New Zealander, Sir Edmund Hillary, was the first to reach the summit of Mt Everest – the highest mountain in the world. His face marks the NZ$5 note.
Sir Edmund Hillary was the self-proclaimed ‘ordinary’ Kiwi who achieved the extraordinary by conquering Mount Everest.
Hillary and his guide, Sherpa Tenzing Norgay, reached the summit of the highest mountain on earth on June 2, 1953, the day Queen Elizabeth was crowned.
The duo’s success – proclaimed as “a magnificent coronation present” when announced to cheering crowds outside Wellington’s parliament – rocketed Hillary, once an unknown beekeeper, to instant worldwide fame.
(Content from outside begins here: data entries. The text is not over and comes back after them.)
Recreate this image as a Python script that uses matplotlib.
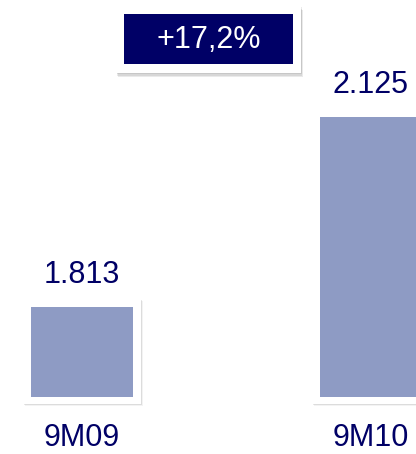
import matplotlib
matplotlib.use('Agg')
import matplotlib.pyplot as plt
from matplotlib import patches
from matplotlib import patheffects as pe

periods = ['9M09', '9M10']
values = [1813, 2125]
value_labels = ['1.813', '2.125']

W, H, DPI = 416, 454, 100
NAVY = '#000066'
BAR = '#8e9bc4'

plt.rcParams['font.family'] = ['Liberation Sans', 'DejaVu Sans']


def soft_shadow(dx, dy, strength=0.12):
    # stack a few faint offset shadows to fake a blur
    fx = [pe.SimplePatchShadow(offset=(dx * k / 3, dy * k / 3), shadow_rgbFace='#555555',
                               alpha=strength) for k in (3, 2, 1)]
    return fx + [pe.Normal()]


fig = plt.figure(figsize=(W / DPI, H / DPI), dpi=DPI)
base_px = 57                      # bar baseline, pixels from figure bottom
ax = fig.add_axes([0, base_px / H, 1, (H - base_px) / H])
ax.set_ylim(1665, 1665 + (H - base_px) / 0.6087)
ax.set_xlim(-0.284, 1.156)
ax.axis('off')

# pixel -> data unit helpers
px_x = (1.156 + 0.284) / W
px_y = (ax.get_ylim()[1] - ax.get_ylim()[0]) / (H - base_px)
ymin = ax.get_ylim()[0]
xs = range(len(values))
width = 102 * px_x
pad = 8

for x, v in zip(xs, values):
    frame = ax.bar(x, v - ymin + (pad + 7) * px_y, bottom=ymin - 7 * px_y,
                   width=width + 2 * pad * px_x, color='white', clip_on=False, zorder=1)
    for p in frame:
        p.set_path_effects(soft_shadow(1.5, -1.5, 0.07))
ax.bar(xs, [v - ymin for v in values], bottom=ymin, width=width, color=BAR, zorder=2)

for x, v, lab in zip(xs, values, value_labels):
    ax.annotate(lab, (x, v), xytext=(0, 17 * 72 / DPI), textcoords='offset points',
                ha='center', va='bottom', fontsize=22, color=NAVY)
    ax.annotate(periods[x], (x, ymin), xytext=(0, -41 * 72 / DPI), textcoords='offset points',
                ha='center', va='center', fontsize=22, color=NAVY, annotation_clip=False)

# growth badge
growth = (values[1] / values[0] - 1) * 100
outer = patches.Rectangle((116 / W, 1 - 73 / H), 185 / W, 67 / H, transform=fig.transFigure,
                          fc='white', ec='none', path_effects=soft_shadow(1.5, -3, 0.12))
inner = patches.Rectangle((124 / W, 1 - 64 / H), 169 / W, 50 / H, transform=fig.transFigure,
                          fc=NAVY, ec='none')
fig.patches.extend([outer, inner])
fig.text(208.5 / W, 1 - 40 / H, '+{:.1f}%'.format(growth).replace('.', ','),
         ha='center', va='center', fontsize=22, color='white')

fig.savefig('out.png', dpi=DPI, facecolor='white')
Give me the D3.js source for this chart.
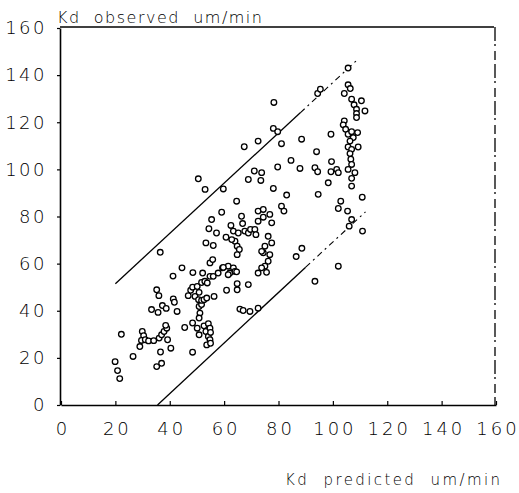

But the hero had a far more down-to-earth way of describing the pair’s achievement: “We knocked the bastard off,” he told fellow climbers on their descent from the peak.
Sir Edmund Hillary was born in 1919 and grew up in Auckland, New Zealand. It was in New Zealand that he became interested in mountain climbing. Although he made his living as a beekeeper, he climbed mountains in New Zealand, then in the Alps, and finally in the Himalayas, where he climbed 11 different peaks of over 20,000 feet. By this time, Hillary was ready to confront the world’s highest mountain.
After his initial conquering of the top of the world he went on to spend several years in that country helping the local people with his humanitarian efforts.
Sir Edmund was named by Time magazine as one of the 100 Most Influential People of the 20th Century. He died at home in New Zealand at the age of 88, mourned by his countrymen and by legions of admirers around the world.